▶ **YOUR INSTRUCTIONS**
Copy every line from the data below in which the string "script" can be found.

########################################

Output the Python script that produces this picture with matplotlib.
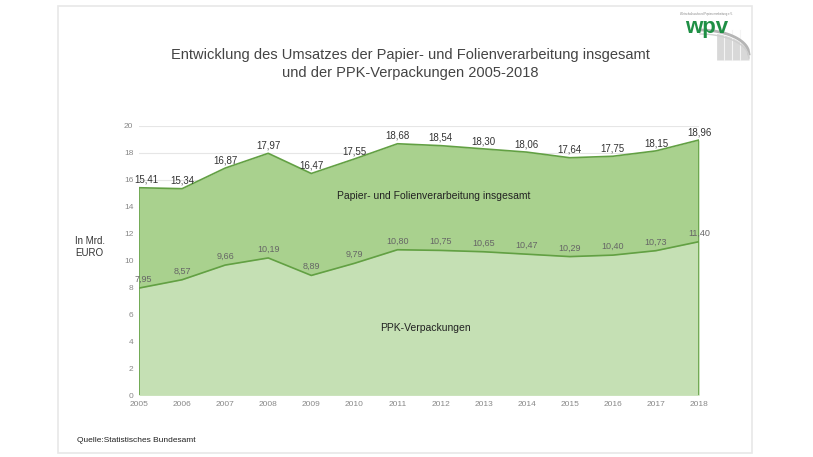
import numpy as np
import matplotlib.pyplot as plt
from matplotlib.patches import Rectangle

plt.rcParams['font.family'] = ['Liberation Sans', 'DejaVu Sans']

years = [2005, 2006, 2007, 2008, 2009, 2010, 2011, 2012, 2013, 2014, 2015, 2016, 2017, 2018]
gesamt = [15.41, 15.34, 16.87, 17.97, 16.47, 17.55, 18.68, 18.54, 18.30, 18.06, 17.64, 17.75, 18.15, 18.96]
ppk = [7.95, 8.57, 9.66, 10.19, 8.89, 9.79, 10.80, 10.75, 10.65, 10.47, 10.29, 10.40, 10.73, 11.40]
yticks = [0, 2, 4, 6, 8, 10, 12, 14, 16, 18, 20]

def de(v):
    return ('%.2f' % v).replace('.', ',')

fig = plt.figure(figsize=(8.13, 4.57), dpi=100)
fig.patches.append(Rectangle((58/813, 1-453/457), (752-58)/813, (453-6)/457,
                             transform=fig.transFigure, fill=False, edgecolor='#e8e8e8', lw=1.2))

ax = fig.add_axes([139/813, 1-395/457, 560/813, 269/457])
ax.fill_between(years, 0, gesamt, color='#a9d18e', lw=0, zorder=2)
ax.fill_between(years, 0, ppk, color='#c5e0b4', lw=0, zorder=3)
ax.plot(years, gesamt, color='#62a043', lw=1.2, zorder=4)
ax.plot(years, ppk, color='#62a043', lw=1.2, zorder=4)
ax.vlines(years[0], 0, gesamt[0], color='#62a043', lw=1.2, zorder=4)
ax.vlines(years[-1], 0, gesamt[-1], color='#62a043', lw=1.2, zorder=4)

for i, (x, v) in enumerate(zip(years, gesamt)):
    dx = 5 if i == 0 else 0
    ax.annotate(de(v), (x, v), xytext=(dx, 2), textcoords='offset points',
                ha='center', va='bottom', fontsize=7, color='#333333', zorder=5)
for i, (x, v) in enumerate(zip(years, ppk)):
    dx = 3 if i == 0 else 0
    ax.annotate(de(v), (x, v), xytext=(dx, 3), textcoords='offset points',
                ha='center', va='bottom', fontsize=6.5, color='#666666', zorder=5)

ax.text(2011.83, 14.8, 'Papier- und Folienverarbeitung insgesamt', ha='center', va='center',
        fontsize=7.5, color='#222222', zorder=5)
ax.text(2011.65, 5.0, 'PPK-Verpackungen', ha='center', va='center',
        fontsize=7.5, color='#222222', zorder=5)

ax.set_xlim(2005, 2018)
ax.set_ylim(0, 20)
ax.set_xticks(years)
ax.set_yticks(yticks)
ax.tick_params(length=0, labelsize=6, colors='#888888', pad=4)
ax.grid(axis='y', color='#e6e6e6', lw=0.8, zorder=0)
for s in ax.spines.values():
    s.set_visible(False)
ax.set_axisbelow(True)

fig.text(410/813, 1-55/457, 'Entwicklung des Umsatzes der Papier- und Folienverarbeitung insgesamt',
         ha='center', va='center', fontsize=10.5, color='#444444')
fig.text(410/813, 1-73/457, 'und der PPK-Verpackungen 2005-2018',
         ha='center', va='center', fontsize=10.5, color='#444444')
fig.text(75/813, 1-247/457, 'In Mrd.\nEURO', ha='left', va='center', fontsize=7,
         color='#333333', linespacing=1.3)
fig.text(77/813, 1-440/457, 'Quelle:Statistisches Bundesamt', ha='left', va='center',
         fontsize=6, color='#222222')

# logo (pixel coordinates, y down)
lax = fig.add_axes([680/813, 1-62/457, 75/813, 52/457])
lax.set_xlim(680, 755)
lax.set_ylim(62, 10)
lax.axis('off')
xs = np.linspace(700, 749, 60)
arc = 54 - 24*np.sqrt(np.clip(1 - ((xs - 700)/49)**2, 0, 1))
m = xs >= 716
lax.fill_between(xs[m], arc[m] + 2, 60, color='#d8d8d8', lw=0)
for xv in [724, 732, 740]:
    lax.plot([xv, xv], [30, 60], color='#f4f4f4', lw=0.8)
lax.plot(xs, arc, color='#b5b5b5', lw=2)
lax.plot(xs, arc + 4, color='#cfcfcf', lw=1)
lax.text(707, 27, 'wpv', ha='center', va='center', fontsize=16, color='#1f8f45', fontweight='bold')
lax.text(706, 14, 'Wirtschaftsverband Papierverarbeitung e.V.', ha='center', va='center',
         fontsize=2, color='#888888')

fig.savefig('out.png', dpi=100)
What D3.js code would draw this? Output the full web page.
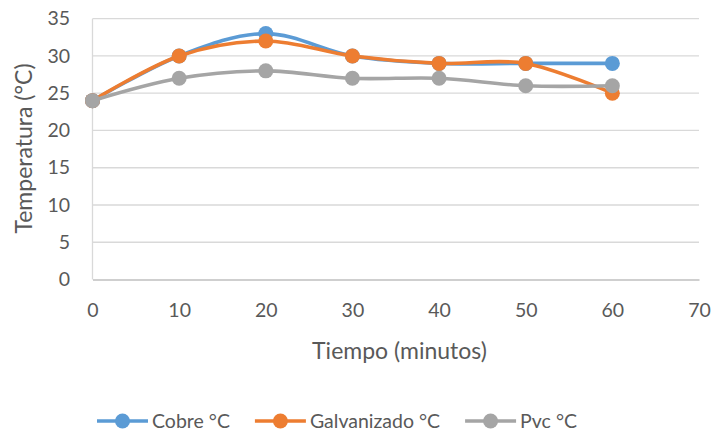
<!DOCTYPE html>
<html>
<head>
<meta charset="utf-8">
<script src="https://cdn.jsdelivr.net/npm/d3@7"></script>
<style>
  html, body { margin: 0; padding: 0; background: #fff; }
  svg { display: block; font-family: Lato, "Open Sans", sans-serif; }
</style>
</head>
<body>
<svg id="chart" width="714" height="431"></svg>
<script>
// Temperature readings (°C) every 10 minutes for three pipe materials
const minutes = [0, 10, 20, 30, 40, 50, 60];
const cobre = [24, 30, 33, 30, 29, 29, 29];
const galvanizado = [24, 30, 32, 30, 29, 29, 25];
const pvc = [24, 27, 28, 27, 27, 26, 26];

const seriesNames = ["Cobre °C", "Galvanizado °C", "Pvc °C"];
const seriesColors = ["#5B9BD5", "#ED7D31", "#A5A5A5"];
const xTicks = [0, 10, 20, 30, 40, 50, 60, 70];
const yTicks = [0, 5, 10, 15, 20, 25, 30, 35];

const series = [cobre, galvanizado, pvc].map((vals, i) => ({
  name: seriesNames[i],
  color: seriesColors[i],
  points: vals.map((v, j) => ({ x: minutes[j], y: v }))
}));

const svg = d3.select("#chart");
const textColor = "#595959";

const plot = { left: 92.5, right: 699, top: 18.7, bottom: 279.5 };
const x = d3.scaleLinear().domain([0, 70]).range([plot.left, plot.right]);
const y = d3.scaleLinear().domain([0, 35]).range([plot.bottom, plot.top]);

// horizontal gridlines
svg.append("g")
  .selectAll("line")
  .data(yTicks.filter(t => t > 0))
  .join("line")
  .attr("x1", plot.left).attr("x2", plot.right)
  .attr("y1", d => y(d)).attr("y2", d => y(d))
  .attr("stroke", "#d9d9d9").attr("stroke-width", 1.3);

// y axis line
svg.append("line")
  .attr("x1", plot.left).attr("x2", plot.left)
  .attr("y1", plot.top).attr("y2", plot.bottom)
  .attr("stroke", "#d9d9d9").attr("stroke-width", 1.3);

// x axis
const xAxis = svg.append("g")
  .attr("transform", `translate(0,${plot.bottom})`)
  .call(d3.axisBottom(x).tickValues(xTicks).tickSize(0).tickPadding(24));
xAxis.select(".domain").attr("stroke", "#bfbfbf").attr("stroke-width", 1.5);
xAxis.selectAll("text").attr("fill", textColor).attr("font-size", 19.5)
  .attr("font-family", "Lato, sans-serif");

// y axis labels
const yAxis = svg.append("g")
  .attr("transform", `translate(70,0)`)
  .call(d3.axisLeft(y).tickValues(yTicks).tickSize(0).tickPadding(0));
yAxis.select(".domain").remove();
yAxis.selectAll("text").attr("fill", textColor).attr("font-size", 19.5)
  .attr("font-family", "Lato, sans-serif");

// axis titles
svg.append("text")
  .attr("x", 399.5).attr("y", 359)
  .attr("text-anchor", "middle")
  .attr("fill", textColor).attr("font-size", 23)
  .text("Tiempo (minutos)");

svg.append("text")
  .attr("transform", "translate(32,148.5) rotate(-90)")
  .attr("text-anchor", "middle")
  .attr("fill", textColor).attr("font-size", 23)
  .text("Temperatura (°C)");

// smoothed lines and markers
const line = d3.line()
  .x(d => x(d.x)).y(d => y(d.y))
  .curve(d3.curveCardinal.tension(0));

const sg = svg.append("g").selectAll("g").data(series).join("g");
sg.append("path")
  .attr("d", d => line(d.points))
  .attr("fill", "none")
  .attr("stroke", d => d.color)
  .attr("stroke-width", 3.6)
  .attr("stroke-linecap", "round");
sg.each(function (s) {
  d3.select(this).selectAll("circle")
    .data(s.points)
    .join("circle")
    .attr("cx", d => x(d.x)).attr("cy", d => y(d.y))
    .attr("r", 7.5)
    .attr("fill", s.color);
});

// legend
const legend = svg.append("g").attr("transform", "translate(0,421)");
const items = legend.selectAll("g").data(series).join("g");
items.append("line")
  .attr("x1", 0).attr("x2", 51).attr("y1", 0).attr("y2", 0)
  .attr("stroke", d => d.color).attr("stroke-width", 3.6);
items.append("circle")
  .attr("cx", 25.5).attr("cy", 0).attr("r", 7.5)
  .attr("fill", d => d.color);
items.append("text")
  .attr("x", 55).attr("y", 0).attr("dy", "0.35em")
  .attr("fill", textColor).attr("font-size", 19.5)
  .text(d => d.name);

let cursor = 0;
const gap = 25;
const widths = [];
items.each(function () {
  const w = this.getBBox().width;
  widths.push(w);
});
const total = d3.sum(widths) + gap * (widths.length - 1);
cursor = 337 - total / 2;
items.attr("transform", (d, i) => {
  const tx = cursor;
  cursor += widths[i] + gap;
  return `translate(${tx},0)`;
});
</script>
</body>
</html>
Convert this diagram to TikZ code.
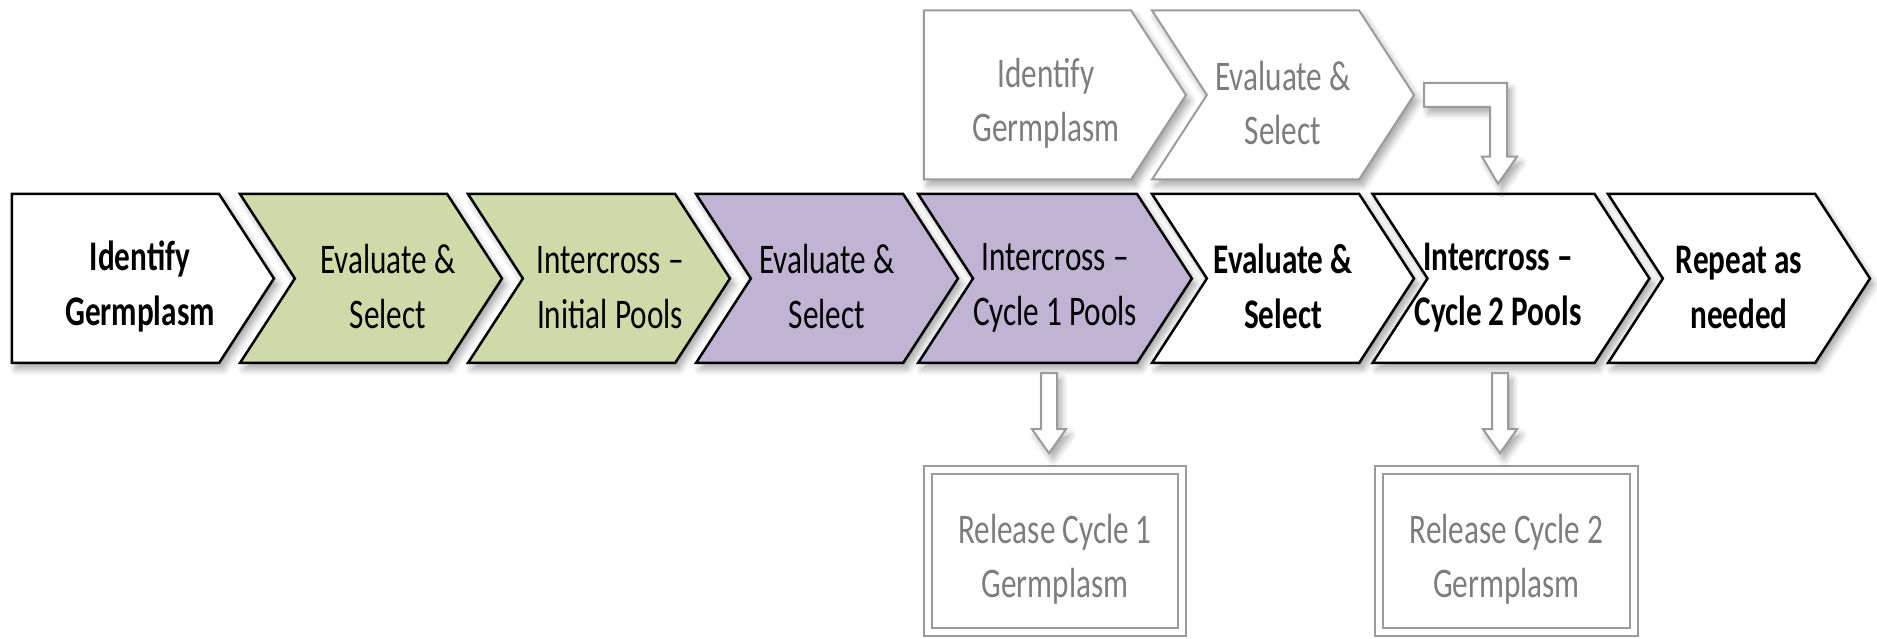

########################################

▶ **EXPECTED ANSWER**
Output the Python script that produces this picture with matplotlib.
<script src="https://cdn.jsdelivr.net/npm/d3@7"></script>
<script>
</script>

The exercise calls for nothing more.